Missing from the international coverage is the fact that Allama Iqbal Town is not a Christian neighbourhood (in a city that does have Christian neighbourhoods). The attack did not occur near a church. The Jamaat-ul-Ahrar knew that a bombing in a public park such as this would target Muslims as well as Christians.

And Allama Iqbal Town is a neighbourhood — middle-class, non-elite as it is — that has seen attacks before. On December 7, 2009, two bombs ripped through shops in its busy Moon Market at 9pm, killing at least 54; many of the victims were women shopping for clothes. Then, as now, terrorists targeted the common man and woman.

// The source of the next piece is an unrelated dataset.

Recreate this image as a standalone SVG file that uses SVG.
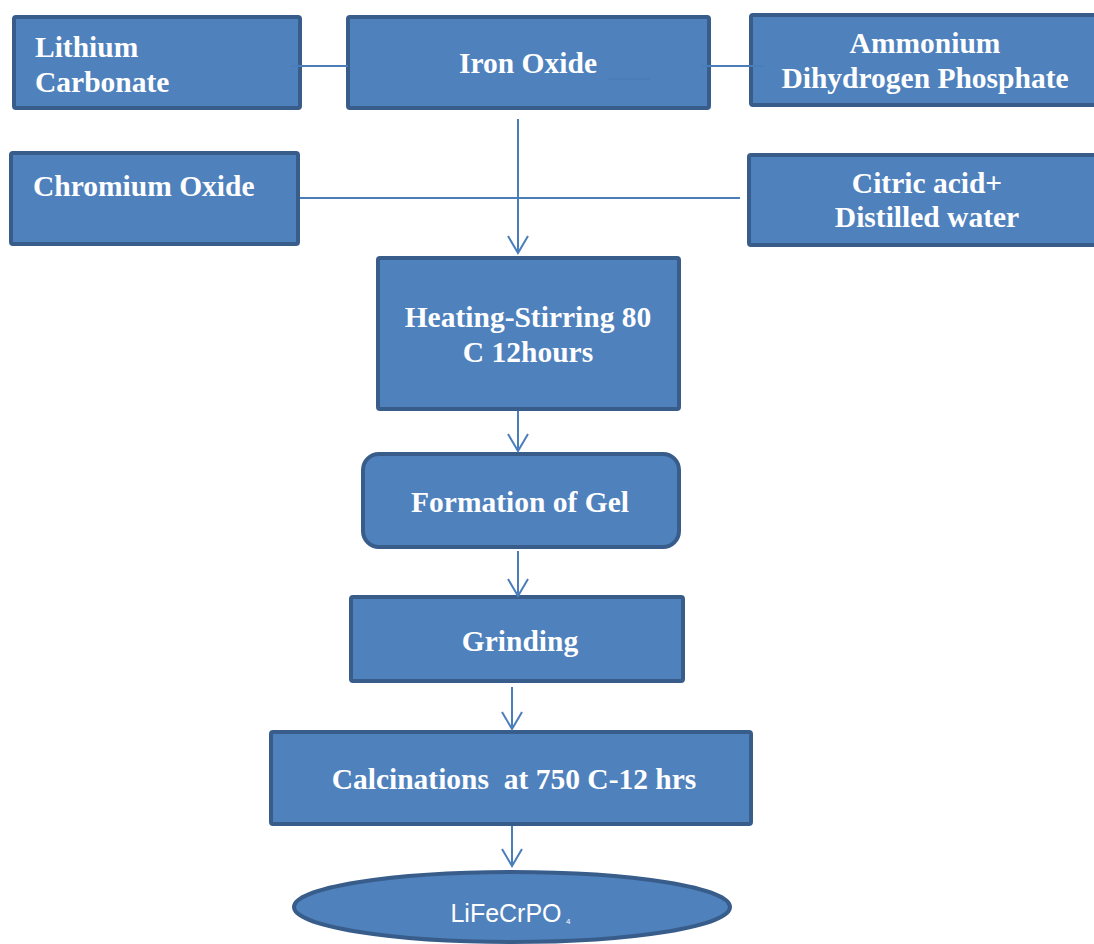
<svg xmlns="http://www.w3.org/2000/svg" width="1094" height="944" viewBox="0 0 1094 944">
<style>
.box{fill:#4F81BD;stroke:#385D8A;stroke-width:4}
.t{font-family:"Liberation Serif","Times New Roman",serif;font-weight:bold;font-size:29.5px;fill:#FFFFFF}
.c{text-anchor:middle}
.s{font-family:"Liberation Sans",Arial,sans-serif;font-size:25px;fill:#FFFFFF;text-anchor:middle}
.ln{stroke:#4A7EBB;stroke-width:2;fill:none}
</style>
<defs>
<marker id="arr" markerUnits="userSpaceOnUse" markerWidth="24" markerHeight="24" viewBox="0 0 24 24" refX="18" refY="11" orient="auto">
<path d="M1,1 L18,11 L1,21" fill="none" stroke="#4A7EBB" stroke-width="2"/>
</marker>
</defs>
<rect width="1094" height="944" fill="#FFFFFF"/>
<g id="lithium-carbonate">
<rect class="box" x="14" y="17" width="286" height="91" rx="2"/>
<text class="t" x="35" y="57">Lithium</text>
<text class="t" x="35" y="92">Carbonate</text>
</g>
<g id="iron-oxide">
<rect class="box" x="348" y="17" width="361" height="91" rx="2"/>
<text class="t c" x="528" y="73">Iron Oxide</text>
</g>
<g id="ammonium-phosphate">
<rect class="box" x="751" y="15" width="350" height="90" rx="2"/>
<text class="t c" x="925" y="53">Ammonium</text>
<text class="t c" x="925" y="88">Dihydrogen Phosphate</text>
</g>
<g id="chromium-oxide">
<rect class="box" x="11" y="153" width="287" height="91" rx="2"/>
<text class="t" x="33" y="196">Chromium Oxide</text>
</g>
<g id="citric-acid">
<rect class="box" x="749" y="155" width="352" height="90" rx="2"/>
<text class="t c" x="927" y="193">Citric acid+</text>
<text class="t c" x="927" y="227">Distilled water</text>
</g>
<g id="heating-stirring">
<rect class="box" x="378" y="258" width="301" height="151" rx="2"/>
<text class="t c" x="528" y="327">Heating-Stirring 80</text>
<text class="t c" x="528" y="362">C 12hours</text>
</g>
<g id="formation-of-gel">
<rect class="box" x="363" y="454" width="316" height="93" rx="16"/>
<text class="t c" x="520" y="512">Formation of Gel</text>
</g>
<g id="grinding">
<rect class="box" x="351" y="597" width="332" height="84" rx="2"/>
<text class="t c" x="520" y="651">Grinding</text>
</g>
<g id="calcinations">
<rect class="box" x="271" y="732" width="480" height="92" rx="2"/>
<text class="t c" x="514" y="789" xml:space="preserve">Calcinations  at 750 C-12 hrs</text>
</g>
<g id="lifecrpo4">
<ellipse class="box" cx="512" cy="907" rx="218" ry="35"/>
<text class="s" x="506" y="922">LiFeCrPO</text>
<text x="566" y="924" font-family="Liberation Sans,Arial,sans-serif" font-size="8" fill="#FFFFFF">4</text>
</g>
<g id="connectors">
<line class="ln" x1="290" y1="66" x2="348" y2="66"/>
<line class="ln" x1="702" y1="66" x2="765" y2="66"/>
<line class="ln" x1="608" y1="79" x2="650" y2="79"/>
<line class="ln" x1="300" y1="198" x2="740" y2="198"/>
<line class="ln" x1="518" y1="119" x2="518" y2="253" marker-end="url(#arr)"/>
<line class="ln" x1="518" y1="411" x2="518" y2="451" marker-end="url(#arr)"/>
<line class="ln" x1="518" y1="551" x2="518" y2="596" marker-end="url(#arr)"/>
<line class="ln" x1="512" y1="687" x2="512" y2="729" marker-end="url(#arr)"/>
<line class="ln" x1="512" y1="826" x2="512" y2="866" marker-end="url(#arr)"/>
</g>
</svg>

In the past decade, terrorists have targeted Pakistan’s religious minorities often in the most brutal manner, attacking mosques and churches and religious processions. In one of the deadliest attacks on Pakistan’s Christians, 85 were killed in twin suicide attacks on September 22, 2013 as they left a Sunday service at the historic All Saints’ Church in Peshawar. In cases of alleged blasphemy, enraged mobs deliver violent “justice” to those accused of blasphemy — often religious minorities.

I am acutely sensitive to the poor state of the country’s minorities. And I am also fully aware of the denialists who minimise attacks on Christians and other religious minorities in Pakistan, pointing instead to the suffering of Muslims elsewhere — a common refrain in Pakistan. I vehemently disagree with them.

But the Gulshan-e-Iqbal Park bombing was not an attack on Pakistan’s Christians alone. It was an attack on poor Christian and Muslim children and families, every one of whom deserve to be mourned. Sadly, it does not seem that the world has mourned them in equal measure.

Published in The Express Tribune, April 23rd, 2016.